„Beethovens Werk ist Zukunftsmusik“
Igor Levit, Pianist mit klarer politischer Haltung, legt zum Beethoven-Jahr 2020 alle 32 Klaviersonaten auf CD vor.
Ein ganzes Leben reiche nicht aus, um nur eine Klaviersonate von Ludwig van Beethoven zu erfassen, soll der Komponist Ferruccio Busoni gesagt haben. Das mag übertrieben klingen. Für Igor Levit ist es jedenfalls so weit: Mit 32 Jahren legt der Pianist, der zu den internationalen Klavierstars gehört und auch bei den Salzburger Festspielen regelmäßig seine Kunst unter Beweis stellt, gleich Beethovens 32 Sonaten für Klavier als Gesamteinspielung vor. Rechtzeitig vor dem 250. Geburtstag des Komponisten 2020 erscheint aus seinen Händen ein Schlüsselwerk der klassischen Musik – Beethoven pur auf neun CDs.
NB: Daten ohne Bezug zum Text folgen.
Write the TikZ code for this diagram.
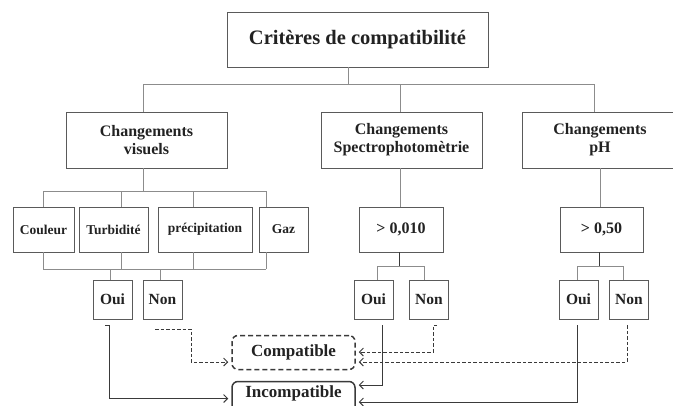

Dass er ein solches Opus bereits in jungen Jahren stemmt, ist für Levit unwesentlich. „Die Altersfrage ist nicht wichtig“, sagt er. Beethoven habe sich über die Konventionen seiner Zeit hinweggesetzt, sein Werk sei immer auch „Zukunftsmusik“, sagt Levit im Booklet zu der CD-Box. Wie in einem Puzzle hat Levit die Aufnahmen der vergangenen Jahre im Historischen Reitstadel im oberpfälzischen Neumarkt, im Leibniz-Saal in Hannover und in der Berliner Siemens-Villa zusammengetragen.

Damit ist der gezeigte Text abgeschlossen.